Several hives of Lincoln County honeybees are under the care of the county’s littlest beekeeper. Laylah Hunt, 11, of Pumpkin Center, first started keeping bees when she was just 9 years old. She took beekeeping classes with her mother and she became fascinated by the industrious insects.
“The next year, me and my dad took the class and I really liked it,” she said. “I like how they work in perfect harmony. They all have one special job and they all help each other to make honey. They all do their job.”
When Hunt became a certified beekeeper at 9 years old, she was the youngest certified beekeeper in North Carolina. She’s currently working toward her journeyman’s certificate and then will work toward becoming a master beekeeper.
Honeybees work extraordinarily hard to produce honey. The average worker bee, which only lives about three weeks during the honey flow, which lasts the second week of April through the first week of June in this area of the country, produces only about 1/12th of ateaspoon of honey in her lifetime, according to Hunt. A honeybee visits 50-100 flowers during a collection trip. Not only has Hunt learned how to care for bees, she’s also learned how important they are to the food supply.
“Every one in three bites of food that we eat is pollinated by bees,” she said. “So without bees we wouldn’t have all the clothing we have or all the fruits and vegetables that we eat.”
Out of the 100 crop species that provide us with 90 percent of our food, 70 percent are pollinated by bees.
Hunt enjoys honey on toast and with Greek yogurt and blueberries. Amazingly, she’s never been stung by a bee.
“I don’t go to the hives without all of my equipment put on correctly and tape around my wrists and ankles to keep them from getting me,” she said. “I’m very cautious. I don’t want to be stung.”
Hunt and her mother and father, Cindy and Johnnie, currently maintain six hives of bees. The unfortunate fact of raising bees is the loss of a hive, which makes Hunt sad. So far, they’ve lost four hives, called a colony collapse, which is not an uncommon loss for beekeepers.
“A lot of the chemicals that people spray on gardens and lawns to keep away mosquitoes and stuff can hurt them,” she said. “If they got on a flower with that stuff on it then they might take it back to the hive and make honey with it. If it’s poisonous to bees and they eat it, it’ll kill a lot of bees. You work so hard to keep a hive, like a kid who has a pet goldfish and it dies, it makes you sad.”
In addition to insecticides and fungicides that are commonly used on crops, bees are susceptible to parasites like the Varroa mite, which feeds on bee fluids, and the small hive beetle, which damages honeycombs, stored honey and pollen.
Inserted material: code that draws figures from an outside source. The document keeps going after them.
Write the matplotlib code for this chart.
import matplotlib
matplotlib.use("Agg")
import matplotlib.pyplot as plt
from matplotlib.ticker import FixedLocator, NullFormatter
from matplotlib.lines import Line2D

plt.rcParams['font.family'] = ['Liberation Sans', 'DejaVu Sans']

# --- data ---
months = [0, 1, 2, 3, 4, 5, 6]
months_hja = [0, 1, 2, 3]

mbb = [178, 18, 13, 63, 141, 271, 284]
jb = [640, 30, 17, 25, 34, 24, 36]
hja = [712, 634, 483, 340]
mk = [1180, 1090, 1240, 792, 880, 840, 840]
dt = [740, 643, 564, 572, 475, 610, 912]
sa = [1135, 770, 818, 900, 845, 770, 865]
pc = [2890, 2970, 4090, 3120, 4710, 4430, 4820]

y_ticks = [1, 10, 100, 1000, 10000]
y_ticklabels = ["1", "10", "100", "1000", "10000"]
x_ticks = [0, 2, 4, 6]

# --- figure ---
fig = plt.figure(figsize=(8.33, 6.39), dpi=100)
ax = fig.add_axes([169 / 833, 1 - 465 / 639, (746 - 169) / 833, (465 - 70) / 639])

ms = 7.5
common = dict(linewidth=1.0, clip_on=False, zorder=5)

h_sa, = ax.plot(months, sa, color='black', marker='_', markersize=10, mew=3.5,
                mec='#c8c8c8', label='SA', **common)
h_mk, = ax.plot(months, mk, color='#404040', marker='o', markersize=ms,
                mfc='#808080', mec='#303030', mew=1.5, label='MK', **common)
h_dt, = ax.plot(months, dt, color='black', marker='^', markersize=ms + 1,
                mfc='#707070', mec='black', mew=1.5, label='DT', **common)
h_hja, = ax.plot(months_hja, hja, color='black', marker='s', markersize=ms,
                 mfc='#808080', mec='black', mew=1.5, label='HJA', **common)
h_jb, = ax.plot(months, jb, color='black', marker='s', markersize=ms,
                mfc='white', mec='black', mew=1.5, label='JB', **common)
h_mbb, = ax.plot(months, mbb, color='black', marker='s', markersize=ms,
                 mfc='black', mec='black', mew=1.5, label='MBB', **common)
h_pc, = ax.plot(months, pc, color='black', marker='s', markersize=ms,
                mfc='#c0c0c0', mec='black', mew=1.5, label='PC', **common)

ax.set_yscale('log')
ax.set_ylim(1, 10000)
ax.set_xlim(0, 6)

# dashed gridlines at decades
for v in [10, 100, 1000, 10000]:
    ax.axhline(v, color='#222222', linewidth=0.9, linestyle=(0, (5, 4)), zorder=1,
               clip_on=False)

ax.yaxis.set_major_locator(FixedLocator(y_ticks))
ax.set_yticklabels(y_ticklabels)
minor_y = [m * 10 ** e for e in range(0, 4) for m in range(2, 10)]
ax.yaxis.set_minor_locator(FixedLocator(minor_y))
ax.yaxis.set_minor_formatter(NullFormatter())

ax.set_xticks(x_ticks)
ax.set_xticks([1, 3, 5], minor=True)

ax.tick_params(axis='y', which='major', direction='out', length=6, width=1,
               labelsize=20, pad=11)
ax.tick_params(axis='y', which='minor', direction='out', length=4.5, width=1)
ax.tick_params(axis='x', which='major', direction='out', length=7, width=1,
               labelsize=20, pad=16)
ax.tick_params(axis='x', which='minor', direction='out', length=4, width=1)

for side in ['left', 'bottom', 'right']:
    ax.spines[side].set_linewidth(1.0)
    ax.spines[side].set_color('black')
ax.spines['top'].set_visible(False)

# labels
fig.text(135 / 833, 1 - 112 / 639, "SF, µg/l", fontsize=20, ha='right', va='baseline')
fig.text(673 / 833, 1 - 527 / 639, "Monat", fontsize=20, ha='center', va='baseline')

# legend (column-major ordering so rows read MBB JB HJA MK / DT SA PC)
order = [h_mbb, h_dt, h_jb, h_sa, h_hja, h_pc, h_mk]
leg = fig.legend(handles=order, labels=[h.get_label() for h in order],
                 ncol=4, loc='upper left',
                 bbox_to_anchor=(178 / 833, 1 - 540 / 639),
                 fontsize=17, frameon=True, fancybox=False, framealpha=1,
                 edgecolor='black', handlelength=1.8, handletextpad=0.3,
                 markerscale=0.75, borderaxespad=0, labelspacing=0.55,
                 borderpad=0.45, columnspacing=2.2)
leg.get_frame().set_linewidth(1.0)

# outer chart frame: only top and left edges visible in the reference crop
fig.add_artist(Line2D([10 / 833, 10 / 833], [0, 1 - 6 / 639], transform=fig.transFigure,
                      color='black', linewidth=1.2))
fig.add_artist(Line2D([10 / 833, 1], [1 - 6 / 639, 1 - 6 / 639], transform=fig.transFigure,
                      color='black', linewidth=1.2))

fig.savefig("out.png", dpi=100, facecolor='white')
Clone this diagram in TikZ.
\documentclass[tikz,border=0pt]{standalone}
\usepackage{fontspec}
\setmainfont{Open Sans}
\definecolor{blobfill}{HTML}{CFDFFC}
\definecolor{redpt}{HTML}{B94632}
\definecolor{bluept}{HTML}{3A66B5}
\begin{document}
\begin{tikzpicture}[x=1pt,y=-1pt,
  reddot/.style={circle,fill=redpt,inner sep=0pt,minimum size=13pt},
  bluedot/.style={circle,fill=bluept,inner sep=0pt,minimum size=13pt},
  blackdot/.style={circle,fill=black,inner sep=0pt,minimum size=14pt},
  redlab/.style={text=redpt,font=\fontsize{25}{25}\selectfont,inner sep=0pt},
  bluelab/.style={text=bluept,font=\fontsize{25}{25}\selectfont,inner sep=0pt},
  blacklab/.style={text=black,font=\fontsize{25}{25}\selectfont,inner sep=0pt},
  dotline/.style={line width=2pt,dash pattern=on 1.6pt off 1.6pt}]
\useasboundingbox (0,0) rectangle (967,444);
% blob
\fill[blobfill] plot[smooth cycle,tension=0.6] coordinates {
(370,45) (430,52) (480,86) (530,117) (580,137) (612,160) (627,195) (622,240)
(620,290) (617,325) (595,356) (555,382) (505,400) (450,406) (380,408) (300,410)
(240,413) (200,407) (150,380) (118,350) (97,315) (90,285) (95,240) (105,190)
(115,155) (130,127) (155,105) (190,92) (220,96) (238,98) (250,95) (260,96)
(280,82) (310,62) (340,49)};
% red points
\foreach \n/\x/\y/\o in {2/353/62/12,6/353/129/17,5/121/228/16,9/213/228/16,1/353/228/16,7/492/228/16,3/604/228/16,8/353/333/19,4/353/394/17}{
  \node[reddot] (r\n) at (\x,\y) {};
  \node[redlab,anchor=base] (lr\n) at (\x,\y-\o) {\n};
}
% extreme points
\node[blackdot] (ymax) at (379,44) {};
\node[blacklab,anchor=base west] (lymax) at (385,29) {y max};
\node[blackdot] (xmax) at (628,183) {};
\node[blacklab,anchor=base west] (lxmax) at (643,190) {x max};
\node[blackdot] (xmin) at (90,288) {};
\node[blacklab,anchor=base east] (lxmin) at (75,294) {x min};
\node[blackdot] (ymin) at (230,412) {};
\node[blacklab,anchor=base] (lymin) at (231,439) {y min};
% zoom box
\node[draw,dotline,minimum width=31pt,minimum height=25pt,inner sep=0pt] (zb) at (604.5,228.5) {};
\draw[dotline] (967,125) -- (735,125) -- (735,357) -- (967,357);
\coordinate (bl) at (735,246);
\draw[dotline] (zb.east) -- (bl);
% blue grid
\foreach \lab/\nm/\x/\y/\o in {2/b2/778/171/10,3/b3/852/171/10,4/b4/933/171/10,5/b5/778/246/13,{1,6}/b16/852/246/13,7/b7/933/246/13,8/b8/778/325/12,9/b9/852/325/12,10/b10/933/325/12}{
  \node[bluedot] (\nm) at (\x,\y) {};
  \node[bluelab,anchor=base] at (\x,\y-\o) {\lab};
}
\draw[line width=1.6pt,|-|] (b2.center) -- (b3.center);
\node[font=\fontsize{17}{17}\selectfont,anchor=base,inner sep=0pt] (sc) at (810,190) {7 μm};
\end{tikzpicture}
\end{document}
On one of the last days of school at Catawba Springs Elementary, Hunt did a presentation for the entire third grade class. With the assistance of her mentor, Burton Beasley, the president of the Gaston County Beekeeper's Association, she showed the students the various beekeeping tools she uses, explained how bees make honey, the different jobs the bees do and then passed out sample jars of honey from her hives. Hunt hopes to start a bug club next year at school.
“Then more people will become aware of bees and hopefully become beekeepers which will help the bee population,” she said.